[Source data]
[START]
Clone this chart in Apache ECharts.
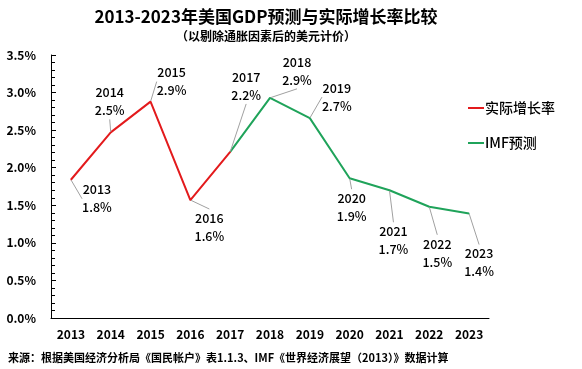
<!DOCTYPE html>
<html><head><meta charset="utf-8">
<script src="https://cdn.jsdelivr.net/npm/echarts@6/dist/echarts.min.js"></script>
<style>html,body{margin:0;padding:0;background:#fff}#c{width:582px;height:369px}</style>
</head><body><div id="c"></div>
<script>
const years = ['2013','2014','2015','2016','2017','2018','2019','2020','2021','2022','2023'];
const actual = [1.84, 2.47, 2.88, 1.57, 2.21, null, null, null, null, null, null];
const imf = [null, null, null, null, 2.21, 2.93, 2.66, 1.86, 1.70, 1.48, 1.39];
const yTicks = [0, 0.5, 1.0, 1.5, 2.0, 2.5, 3.0, 3.5];
// label offsets (style) per year index
const offs = [[26,19],[-1,-31],[21,-20],[19,27],[16,-66],[27,-27],[27,-21],[2,29],[4,50],[8,46],[10,49]];
const FONT = '"Noto Sans CJK SC", "Noto Sans", sans-serif';
const chart = echarts.init(document.getElementById('c'));
const labelCfg = {
  show: true, position: 'inside', fontFamily: FONT, fontSize: 12.5, fontWeight: 500, color: '#000', lineHeight: 18,
  formatter: p => years[p.dataIndex] + '\n' + p.value.toFixed(1) + '%'
};
const layout = p => ({dx: offs[p.dataIndex][0], dy: offs[p.dataIndex][1]});
chart.setOption({
  animation: false,
  textStyle: {fontFamily: FONT},
  title: [
    {text: '2013-2023年美国GDP预测与实际增长率比较', left: 261, top: 3, textAlign: 'center',
     textStyle: {fontFamily: FONT, fontSize: 17, fontWeight: 'bold', color: '#000'}},
    {text: '（以剔除通胀因素后的美元计价）', left: 261, top: 25, textAlign: 'center',
     textStyle: {fontFamily: FONT, fontSize: 12, fontWeight: 'bold', color: '#000'}},
    {text: '来源：根据美国经济分析局《国民帐户》表1.1.3、IMF《世界经济展望（2013）》数据计算', left: 3, top: 347,
     textStyle: {fontFamily: FONT, fontSize: 11, fontWeight: 'bold', color: '#000'}}
  ],
  legend: {
    orient: 'vertical', left: 463, top: 96, itemGap: 21, icon: 'rect', itemWidth: 16, itemHeight: 2,
    textStyle: {fontFamily: FONT, fontSize: 14, fontWeight: 500, color: '#000', padding: [0,0,0,-4]},
    data: ['实际增长率', 'IMF预测']
  },
  grid: {left: 51, right: 93, top: 55, bottom: 51, containLabel: false},
  xAxis: {
    type: 'category', data: years, boundaryGap: true,
    axisLine: {lineStyle: {color: '#000', width: 1}},
    axisTick: {inside: true, length: 5, lineStyle: {color: '#000'}},
    axisLabel: {color: '#000', fontWeight: 'bold', fontSize: 12, margin: 10, fontFamily: FONT},
    splitLine: {show: false}
  },
  yAxis: {
    type: 'value', min: 0, max: 3.5, interval: 0.5,
    axisLine: {show: true, lineStyle: {color: '#000', width: 1}},
    axisTick: {show: true, inside: true, length: 5, lineStyle: {color: '#000'}},
    minorTick: {show: true, splitNumber: 5, length: 4, lineStyle: {color: '#000'}},
    axisLabel: {color: '#000', fontWeight: 'bold', fontSize: 12, margin: 15, fontFamily: FONT,
      formatter: v => v.toFixed(1) + '%'},
    splitLine: {show: false}
  },
  series: [
    {name: '实际增长率', type: 'line', data: actual, symbol: 'circle', symbolSize: 1,
     lineStyle: {color: '#e31a1c', width: 2}, itemStyle: {color: '#e31a1c'},
     label: labelCfg, labelLayout: layout,
     labelLine: {show: true, lineStyle: {color: '#a0a0a0', width: 1}}, z: 3},
    {name: 'IMF预测', type: 'line',
     data: imf.map((v, i) => i === 4 ? {value: v, label: {show: false}, labelLine: {show: false}} : v),
     symbol: 'circle', symbolSize: 1,
     lineStyle: {color: '#1fa35a', width: 2}, itemStyle: {color: '#1fa35a'},
     label: labelCfg, labelLayout: layout,
     labelLine: {show: true, lineStyle: {color: '#a0a0a0', width: 1}}, z: 2}
  ]
});
</script></body></html>
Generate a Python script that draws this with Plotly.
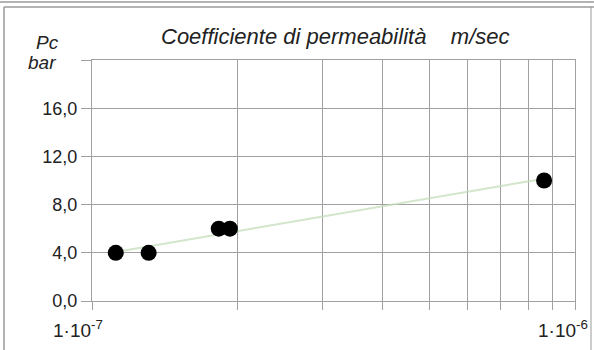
[END]
**What the exercise asks**
Copy out all the entries exactly. Images stay out of the copy.

**Solution to this task**
Clone this chart in Apache ECharts.
<!DOCTYPE html>
<html><head><meta charset="utf-8">
<script src="https://cdn.jsdelivr.net/npm/echarts@6/dist/echarts.min.js"></script>
<style>html,body{margin:0;padding:0;background:#fff}#c{width:582px;height:369px}</style>
</head><body><div id="c"></div>
<script>
const years = ['2013','2014','2015','2016','2017','2018','2019','2020','2021','2022','2023'];
const actual = [1.84, 2.47, 2.88, 1.57, 2.21, null, null, null, null, null, null];
const imf = [null, null, null, null, 2.21, 2.93, 2.66, 1.86, 1.70, 1.48, 1.39];
const yTicks = [0, 0.5, 1.0, 1.5, 2.0, 2.5, 3.0, 3.5];
// label offsets (style) per year index
const offs = [[26,19],[-1,-31],[21,-20],[19,27],[16,-66],[27,-27],[27,-21],[2,29],[4,50],[8,46],[10,49]];
const FONT = '"Noto Sans CJK SC", "Noto Sans", sans-serif';
const chart = echarts.init(document.getElementById('c'));
const labelCfg = {
  show: true, position: 'inside', fontFamily: FONT, fontSize: 12.5, fontWeight: 500, color: '#000', lineHeight: 18,
  formatter: p => years[p.dataIndex] + '\n' + p.value.toFixed(1) + '%'
};
const layout = p => ({dx: offs[p.dataIndex][0], dy: offs[p.dataIndex][1]});
chart.setOption({
  animation: false,
  textStyle: {fontFamily: FONT},
  title: [
    {text: '2013-2023年美国GDP预测与实际增长率比较', left: 261, top: 3, textAlign: 'center',
     textStyle: {fontFamily: FONT, fontSize: 17, fontWeight: 'bold', color: '#000'}},
    {text: '（以剔除通胀因素后的美元计价）', left: 261, top: 25, textAlign: 'center',
     textStyle: {fontFamily: FONT, fontSize: 12, fontWeight: 'bold', color: '#000'}},
    {text: '来源：根据美国经济分析局《国民帐户》表1.1.3、IMF《世界经济展望（2013）》数据计算', left: 3, top: 347,
     textStyle: {fontFamily: FONT, fontSize: 11, fontWeight: 'bold', color: '#000'}}
  ],
  legend: {
    orient: 'vertical', left: 463, top: 96, itemGap: 21, icon: 'rect', itemWidth: 16, itemHeight: 2,
    textStyle: {fontFamily: FONT, fontSize: 14, fontWeight: 500, color: '#000', padding: [0,0,0,-4]},
    data: ['实际增长率', 'IMF预测']
  },
  grid: {left: 51, right: 93, top: 55, bottom: 51, containLabel: false},
  xAxis: {
    type: 'category', data: years, boundaryGap: true,
    axisLine: {lineStyle: {color: '#000', width: 1}},
    axisTick: {inside: true, length: 5, lineStyle: {color: '#000'}},
    axisLabel: {color: '#000', fontWeight: 'bold', fontSize: 12, margin: 10, fontFamily: FONT},
    splitLine: {show: false}
  },
  yAxis: {
    type: 'value', min: 0, max: 3.5, interval: 0.5,
    axisLine: {show: true, lineStyle: {color: '#000', width: 1}},
    axisTick: {show: true, inside: true, length: 5, lineStyle: {color: '#000'}},
    minorTick: {show: true, splitNumber: 5, length: 4, lineStyle: {color: '#000'}},
    axisLabel: {color: '#000', fontWeight: 'bold', fontSize: 12, margin: 15, fontFamily: FONT,
      formatter: v => v.toFixed(1) + '%'},
    splitLine: {show: false}
  },
  series: [
    {name: '实际增长率', type: 'line', data: actual, symbol: 'circle', symbolSize: 1,
     lineStyle: {color: '#e31a1c', width: 2}, itemStyle: {color: '#e31a1c'},
     label: labelCfg, labelLayout: layout,
     labelLine: {show: true, lineStyle: {color: '#a0a0a0', width: 1}}, z: 3},
    {name: 'IMF预测', type: 'line',
     data: imf.map((v, i) => i === 4 ? {value: v, label: {show: false}, labelLine: {show: false}} : v),
     symbol: 'circle', symbolSize: 1,
     lineStyle: {color: '#1fa35a', width: 2}, itemStyle: {color: '#1fa35a'},
     label: labelCfg, labelLayout: layout,
     labelLine: {show: true, lineStyle: {color: '#a0a0a0', width: 1}}, z: 2}
  ]
});
</script></body></html>
Generate a Python script that draws this with Plotly.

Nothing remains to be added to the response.